» Source excerpt:

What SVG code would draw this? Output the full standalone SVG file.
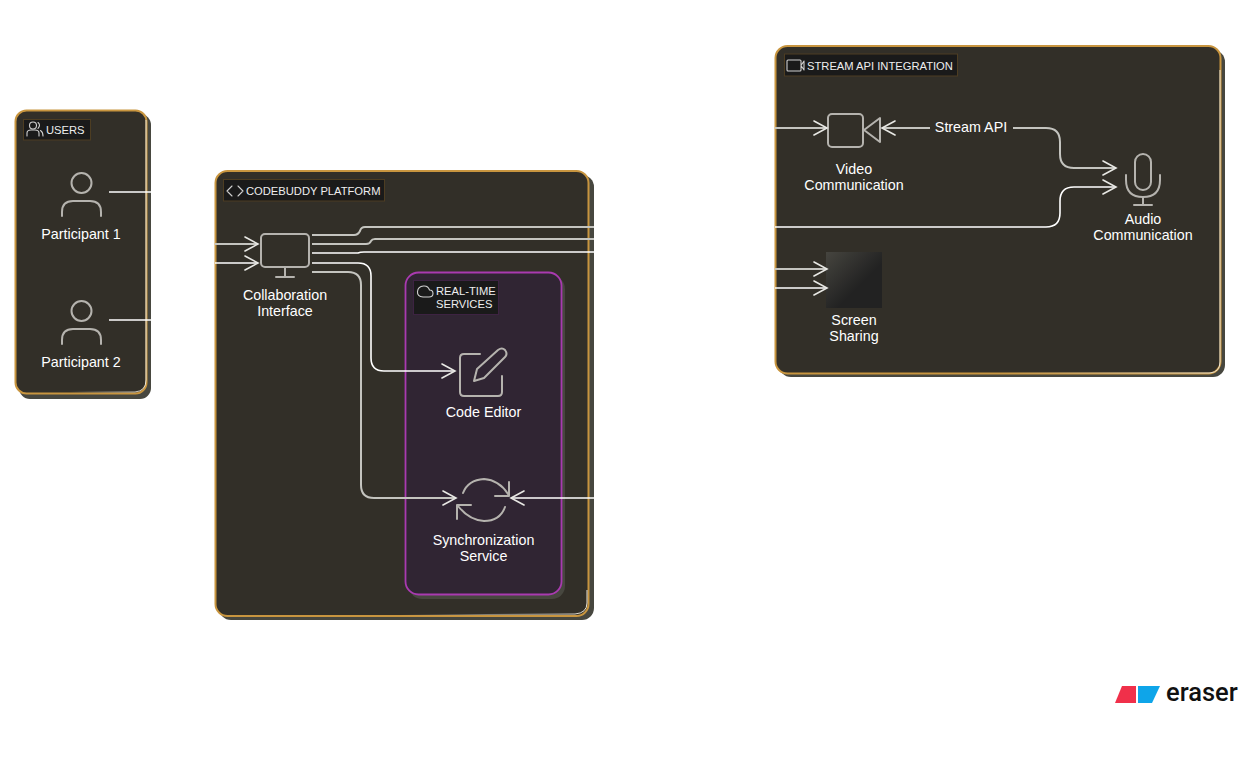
<svg xmlns="http://www.w3.org/2000/svg" width="1259" height="770" viewBox="0 0 1259 770">
<style>
text{font-family:"Liberation Sans",Arial,sans-serif;fill:#fff}
.lbl{font-size:14.300px;text-anchor:middle}
.tag{font-size:11.200px;fill:#eee}
.tagbox{fill:#1a1a1a;stroke-width:1}
.ico{fill:none;stroke:#b5b3ae;stroke-width:2;stroke-linecap:round;stroke-linejoin:round}
.tico{fill:none;stroke:#d0d0d0;stroke-width:1.1;stroke-linecap:round;stroke-linejoin:round}
.shadow{fill:#47473f}
.box{fill:#322f28;stroke:#c8953f;stroke-width:2}
.hi{fill:none;stroke:url(#fade);stroke-width:1}
.c{fill:none;stroke:#fff;stroke-width:1.6;marker-end:url(#a)}
.n{fill:none;stroke:#fff;stroke-width:1.6}
.g{stroke:#c4c4bf;stroke-width:2}
</style>
<defs>
<marker id="a" markerUnits="userSpaceOnUse" markerWidth="16" markerHeight="18" refX="14" refY="8" orient="auto"><path d="M1 1L14 8L1 15" fill="none" stroke="#e8e8e4" stroke-width="1.6" stroke-linecap="round"/></marker>
<linearGradient id="sq" x1="0" y1="0" x2="1" y2="1"><stop offset="0" stop-color="#46453f"/><stop offset=".6" stop-color="#222"/><stop offset="1" stop-color="#222"/></linearGradient>
<linearGradient id="fade" x1="0" y1="0" x2="1" y2="0"><stop offset="0" stop-color="#e8e4d8" stop-opacity="0"/><stop offset=".85" stop-color="#e8e4d8" stop-opacity=".8"/><stop offset="1" stop-color="#e8e4d8"/></linearGradient>
</defs>
<rect width="1259" height="770" fill="#fff"/>

<g id="users">
<rect class="shadow" x="19" y="114" width="132" height="285" rx="11"/>
<rect class="box" x="15.500" y="110.500" width="131" height="283" rx="11"/>
<path class="hi" d="M146 120V380Q146 391 135 392H70"/>
<rect class="tagbox" x="23.500" y="119.500" width="67" height="20.500" stroke="#4d3d22"/>
<g class="tico"><circle cx="33" cy="125.500" r="3.500"/><path d="M27 136V133Q27 130 31 130H35Q39 130 39 133V136M38 122.500Q41 125 38 128.500M40.500 130.500Q43 132 43 136"/></g>
<text class="tag" x="46" y="134">USERS</text>
</g>
<g id="participant-1">
<circle class="ico" cx="81.500" cy="183" r="10"/><path class="ico" d="M62 216V212Q62 201 73 201H90Q101 201 101 212V216"/>
<text class="lbl" x="81" y="239">Participant 1</text>
</g>
<g id="participant-2">
<circle class="ico" cx="81.500" cy="311" r="10"/><path class="ico" d="M62 344V340Q62 329 73 329H90Q101 329 101 340V344"/>
<text class="lbl" x="81" y="367">Participant 2</text>
</g>

<g id="platform">
<rect class="shadow" x="219" y="175" width="375" height="445" rx="12"/>
<rect class="box" x="215.500" y="171" width="373" height="445" rx="12"/>
<path class="hi" d="M587 590V603Q587 613 575 614L400 615"/>
<rect class="tagbox" x="223.500" y="179.500" width="161" height="21.500" stroke="#4d3d22"/>
<path class="tico" d="M232 186L227 191L232 196M238 186L243 191L238 196"/>
<text class="tag" x="246" y="195">CODEBUDDY PLATFORM</text>
</g>
<g id="realtime">
<rect x="409" y="276" width="156" height="323" rx="13" fill="#47473f"/>
<rect x="405.500" y="272.500" width="156" height="322" rx="13" fill="#302533" stroke="#a93ab0" stroke-width="1.800"/>
<rect class="tagbox" x="413.500" y="280.500" width="85" height="34" stroke="#3d2342"/>
<path class="tico" d="M423 297H429Q433 297 433 293.500Q433 290 429.500 290Q428 285.500 423.500 286Q418 286.500 417.500 291.500Q417 296.500 423 297Z"/>
<text class="tag" x="436" y="295">REAL-TIME</text>
<text class="tag" x="436" y="308">SERVICES</text>
</g>
<g id="collaboration-interface">
<rect class="ico" x="261" y="234" width="48" height="33" rx="4"/><path class="ico" d="M285 268V277M276 277H294"/>
<text class="lbl" x="285" y="300">Collaboration</text><text class="lbl" x="285" y="316">Interface</text>
</g>
<g id="code-editor">
<path class="ico" d="M480 354H464Q460 354 460 358V392Q460 396 464 396H498Q502 396 502 392V376"/>
<path class="ico" d="M474 381L477 369L498 350Q502 347 505 350Q508 354 505 357L484 378Z"/>
<text class="lbl" x="483.500" y="417">Code Editor</text>
</g>
<g id="sync-service">
<path class="ico" d="M463 493Q468 480 484 479Q499 480 508 494M509 482V496H495M505 507Q500 521 484 521Q469 520 458 506M457 519V505H471"/>
<text class="lbl" x="483.500" y="545">Synchronization</text><text class="lbl" x="483.500" y="561">Service</text>
</g>

<g id="stream-api-integration">
<rect class="shadow" x="779" y="50" width="446" height="327" rx="12"/>
<rect class="box" x="775.500" y="46" width="445" height="327.500" rx="12"/>
<path class="hi" d="M1220 70V362Q1220 372 1210 373H1000"/>
<rect class="tagbox" x="784.500" y="54" width="173" height="22" stroke="#4d3d22"/>
<path class="tico" d="M788 60H800Q801 60 801 61V70Q801 71 800 71H788Q787 71 787 70V61Q787 60 788 60ZM801 65.500L804 61V70Z"/>
<text class="tag" x="807" y="70">STREAM API INTEGRATION</text>
</g>
<g id="video-communication">
<rect class="ico" x="828" y="114" width="35" height="33" rx="4"/><path class="ico" d="M864 130L880 118V142Z"/>
<text class="lbl" x="854" y="174">Video</text><text class="lbl" x="854" y="190">Communication</text>
</g>
<g id="audio-communication">
<rect class="ico" x="1135" y="154" width="16" height="36" rx="8"/><path class="ico" d="M1126 175V180Q1126 197 1143 197Q1160 197 1160 180V175M1143 197V205M1134 205H1152"/>
<text class="lbl" x="1143" y="224">Audio</text><text class="lbl" x="1143" y="240">Communication</text>
</g>
<g id="screen-sharing">
<rect x="826" y="252" width="56" height="56" fill="url(#sq)"/>
<text class="lbl" x="854" y="325">Screen</text><text class="lbl" x="854" y="341">Sharing</text>
</g>

<g id="connectors">
<path class="n" d="M109 192H152"/><path class="n" d="M109 320H152"/>
<path class="c g" d="M215 244H258"/><path class="c" d="M215 263H258"/>
<path class="n g" d="M312 235H354Q358 235 360 231Q361 227 365 227H594"/>
<path class="n g" d="M312 244H366Q370 244 371 241Q372 239 375 239H594"/>
<path class="n" d="M312 253H358Q360 252 364 252H594"/>
<path class="c" d="M312 263H358Q371 263 371 276V358Q371 371 384 371H455"/>
<path class="n g" d="M312 272H348Q361 272 361 285V485Q361 498 374 498H456" style="marker-end:url(#a)"/>
<path class="c" d="M594 498H511"/>
<path class="c g" d="M775 128H827"/>
<path class="c g" d="M930 128H882"/>
<path class="c g" d="M1013 128H1046Q1060 128 1060 142V154Q1060 168 1074 168H1116"/>
<path class="c" d="M775 227H1046Q1060 227 1060 213V201Q1060 187 1074 187H1116"/>
<path class="c g" d="M775 269H827"/><path class="c" d="M775 288H827"/>
</g>
<text x="971" y="132" font-size="14.300" text-anchor="middle">Stream API</text>

<g id="eraser-logo">
<path d="M1122 686H1136V703H1115Z" fill="#f0304a"/>
<path d="M1138 686H1160L1152 703H1138Z" fill="#0ea5e9"/>
<text x="1166" y="701" style="font-family:Roboto,'Liberation Sans',sans-serif;font-size:25.500px;font-weight:500;fill:#111">eraser</text>
</g>
</svg>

» Given instruction:
Transcribe the listing in full. Omit the pictures and keep every line exact.

» Solution to this problem:
What SVG code would draw this? Output the full standalone SVG file.
<svg xmlns="http://www.w3.org/2000/svg" width="1259" height="770" viewBox="0 0 1259 770">
<style>
text{font-family:"Liberation Sans",Arial,sans-serif;fill:#fff}
.lbl{font-size:14.300px;text-anchor:middle}
.tag{font-size:11.200px;fill:#eee}
.tagbox{fill:#1a1a1a;stroke-width:1}
.ico{fill:none;stroke:#b5b3ae;stroke-width:2;stroke-linecap:round;stroke-linejoin:round}
.tico{fill:none;stroke:#d0d0d0;stroke-width:1.1;stroke-linecap:round;stroke-linejoin:round}
.shadow{fill:#47473f}
.box{fill:#322f28;stroke:#c8953f;stroke-width:2}
.hi{fill:none;stroke:url(#fade);stroke-width:1}
.c{fill:none;stroke:#fff;stroke-width:1.6;marker-end:url(#a)}
.n{fill:none;stroke:#fff;stroke-width:1.6}
.g{stroke:#c4c4bf;stroke-width:2}
</style>
<defs>
<marker id="a" markerUnits="userSpaceOnUse" markerWidth="16" markerHeight="18" refX="14" refY="8" orient="auto"><path d="M1 1L14 8L1 15" fill="none" stroke="#e8e8e4" stroke-width="1.6" stroke-linecap="round"/></marker>
<linearGradient id="sq" x1="0" y1="0" x2="1" y2="1"><stop offset="0" stop-color="#46453f"/><stop offset=".6" stop-color="#222"/><stop offset="1" stop-color="#222"/></linearGradient>
<linearGradient id="fade" x1="0" y1="0" x2="1" y2="0"><stop offset="0" stop-color="#e8e4d8" stop-opacity="0"/><stop offset=".85" stop-color="#e8e4d8" stop-opacity=".8"/><stop offset="1" stop-color="#e8e4d8"/></linearGradient>
</defs>
<rect width="1259" height="770" fill="#fff"/>

<g id="users">
<rect class="shadow" x="19" y="114" width="132" height="285" rx="11"/>
<rect class="box" x="15.500" y="110.500" width="131" height="283" rx="11"/>
<path class="hi" d="M146 120V380Q146 391 135 392H70"/>
<rect class="tagbox" x="23.500" y="119.500" width="67" height="20.500" stroke="#4d3d22"/>
<g class="tico"><circle cx="33" cy="125.500" r="3.500"/><path d="M27 136V133Q27 130 31 130H35Q39 130 39 133V136M38 122.500Q41 125 38 128.500M40.500 130.500Q43 132 43 136"/></g>
<text class="tag" x="46" y="134">USERS</text>
</g>
<g id="participant-1">
<circle class="ico" cx="81.500" cy="183" r="10"/><path class="ico" d="M62 216V212Q62 201 73 201H90Q101 201 101 212V216"/>
<text class="lbl" x="81" y="239">Participant 1</text>
</g>
<g id="participant-2">
<circle class="ico" cx="81.500" cy="311" r="10"/><path class="ico" d="M62 344V340Q62 329 73 329H90Q101 329 101 340V344"/>
<text class="lbl" x="81" y="367">Participant 2</text>
</g>

<g id="platform">
<rect class="shadow" x="219" y="175" width="375" height="445" rx="12"/>
<rect class="box" x="215.500" y="171" width="373" height="445" rx="12"/>
<path class="hi" d="M587 590V603Q587 613 575 614L400 615"/>
<rect class="tagbox" x="223.500" y="179.500" width="161" height="21.500" stroke="#4d3d22"/>
<path class="tico" d="M232 186L227 191L232 196M238 186L243 191L238 196"/>
<text class="tag" x="246" y="195">CODEBUDDY PLATFORM</text>
</g>
<g id="realtime">
<rect x="409" y="276" width="156" height="323" rx="13" fill="#47473f"/>
<rect x="405.500" y="272.500" width="156" height="322" rx="13" fill="#302533" stroke="#a93ab0" stroke-width="1.800"/>
<rect class="tagbox" x="413.500" y="280.500" width="85" height="34" stroke="#3d2342"/>
<path class="tico" d="M423 297H429Q433 297 433 293.500Q433 290 429.500 290Q428 285.500 423.500 286Q418 286.500 417.500 291.500Q417 296.500 423 297Z"/>
<text class="tag" x="436" y="295">REAL-TIME</text>
<text class="tag" x="436" y="308">SERVICES</text>
</g>
<g id="collaboration-interface">
<rect class="ico" x="261" y="234" width="48" height="33" rx="4"/><path class="ico" d="M285 268V277M276 277H294"/>
<text class="lbl" x="285" y="300">Collaboration</text><text class="lbl" x="285" y="316">Interface</text>
</g>
<g id="code-editor">
<path class="ico" d="M480 354H464Q460 354 460 358V392Q460 396 464 396H498Q502 396 502 392V376"/>
<path class="ico" d="M474 381L477 369L498 350Q502 347 505 350Q508 354 505 357L484 378Z"/>
<text class="lbl" x="483.500" y="417">Code Editor</text>
</g>
<g id="sync-service">
<path class="ico" d="M463 493Q468 480 484 479Q499 480 508 494M509 482V496H495M505 507Q500 521 484 521Q469 520 458 506M457 519V505H471"/>
<text class="lbl" x="483.500" y="545">Synchronization</text><text class="lbl" x="483.500" y="561">Service</text>
</g>

<g id="stream-api-integration">
<rect class="shadow" x="779" y="50" width="446" height="327" rx="12"/>
<rect class="box" x="775.500" y="46" width="445" height="327.500" rx="12"/>
<path class="hi" d="M1220 70V362Q1220 372 1210 373H1000"/>
<rect class="tagbox" x="784.500" y="54" width="173" height="22" stroke="#4d3d22"/>
<path class="tico" d="M788 60H800Q801 60 801 61V70Q801 71 800 71H788Q787 71 787 70V61Q787 60 788 60ZM801 65.500L804 61V70Z"/>
<text class="tag" x="807" y="70">STREAM API INTEGRATION</text>
</g>
<g id="video-communication">
<rect class="ico" x="828" y="114" width="35" height="33" rx="4"/><path class="ico" d="M864 130L880 118V142Z"/>
<text class="lbl" x="854" y="174">Video</text><text class="lbl" x="854" y="190">Communication</text>
</g>
<g id="audio-communication">
<rect class="ico" x="1135" y="154" width="16" height="36" rx="8"/><path class="ico" d="M1126 175V180Q1126 197 1143 197Q1160 197 1160 180V175M1143 197V205M1134 205H1152"/>
<text class="lbl" x="1143" y="224">Audio</text><text class="lbl" x="1143" y="240">Communication</text>
</g>
<g id="screen-sharing">
<rect x="826" y="252" width="56" height="56" fill="url(#sq)"/>
<text class="lbl" x="854" y="325">Screen</text><text class="lbl" x="854" y="341">Sharing</text>
</g>

<g id="connectors">
<path class="n" d="M109 192H152"/><path class="n" d="M109 320H152"/>
<path class="c g" d="M215 244H258"/><path class="c" d="M215 263H258"/>
<path class="n g" d="M312 235H354Q358 235 360 231Q361 227 365 227H594"/>
<path class="n g" d="M312 244H366Q370 244 371 241Q372 239 375 239H594"/>
<path class="n" d="M312 253H358Q360 252 364 252H594"/>
<path class="c" d="M312 263H358Q371 263 371 276V358Q371 371 384 371H455"/>
<path class="n g" d="M312 272H348Q361 272 361 285V485Q361 498 374 498H456" style="marker-end:url(#a)"/>
<path class="c" d="M594 498H511"/>
<path class="c g" d="M775 128H827"/>
<path class="c g" d="M930 128H882"/>
<path class="c g" d="M1013 128H1046Q1060 128 1060 142V154Q1060 168 1074 168H1116"/>
<path class="c" d="M775 227H1046Q1060 227 1060 213V201Q1060 187 1074 187H1116"/>
<path class="c g" d="M775 269H827"/><path class="c" d="M775 288H827"/>
</g>
<text x="971" y="132" font-size="14.300" text-anchor="middle">Stream API</text>

<g id="eraser-logo">
<path d="M1122 686H1136V703H1115Z" fill="#f0304a"/>
<path d="M1138 686H1160L1152 703H1138Z" fill="#0ea5e9"/>
<text x="1166" y="701" style="font-family:Roboto,'Liberation Sans',sans-serif;font-size:25.500px;font-weight:500;fill:#111">eraser</text>
</g>
</svg>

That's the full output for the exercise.